Captured Ukrainian troops on a bus - both sides claim to have taken thousands of prisoners

As many as 7,200 Ukrainian service personnel have gone missing since the start of the Russian invasion, Ukraine's ombudsman Oleh Kotenko says.

The majority of them are in Russian captivity, he told Ukraine's Suspilne TV channel.

Mr Kotenko said Ukraine's armed forces had earlier reported some 2,000 missing troops.

But he said the much higher number included members of the National Guard, border guards and the security service.

"Our call centre has information about 7,200 people," said Mr Kotenko, Ukraine's commissioner for missing persons.

He said he hoped that "sooner or later" they would be exchanged for Russian prisoners of war and returned home.

Neither Ukraine's armed forces nor the Russian military have publicly commented on the issue.

Both Kyiv and Moscow claim to have taken thousands of POWs since Russia invaded Ukraine on 24 February.

The two warring sides have since been involved in several prisoner swaps.

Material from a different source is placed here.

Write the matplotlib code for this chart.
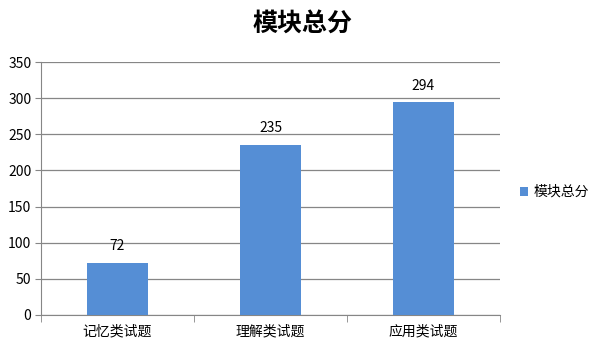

Image source, Ukraine's DSNS emergency service

Image caption,

A number of people are feared to be buried under the rubble in Chasiv Yar

In other developments on Monday:

  • the death toll from a Russian rocket attack on a five-storey apartment block in Chasiv Yar, eastern Ukraine, has risen to 26, the country's emergency service says
  • three people are killed and 31 injured in Russian shelling of a shopping centre and housing in Ukraine's north-eastern city of Kharkiv, local officials say
  • Russian President Vladimir Putin signs a decree that makes it easier for Ukrainians to get Russian citizenship

On Sunday, Ukrainian Defence Minister Oleksii Reznikov said that Kyiv planned a "million-strong army," equipped with Nato weapons, to retake the south of the country from the occupying Russians.

Retaking the areas around the Black Sea coast was vital to the country's economy, he stressed.

However, the comments are more of a rallying cry than a concrete plan, analysts say.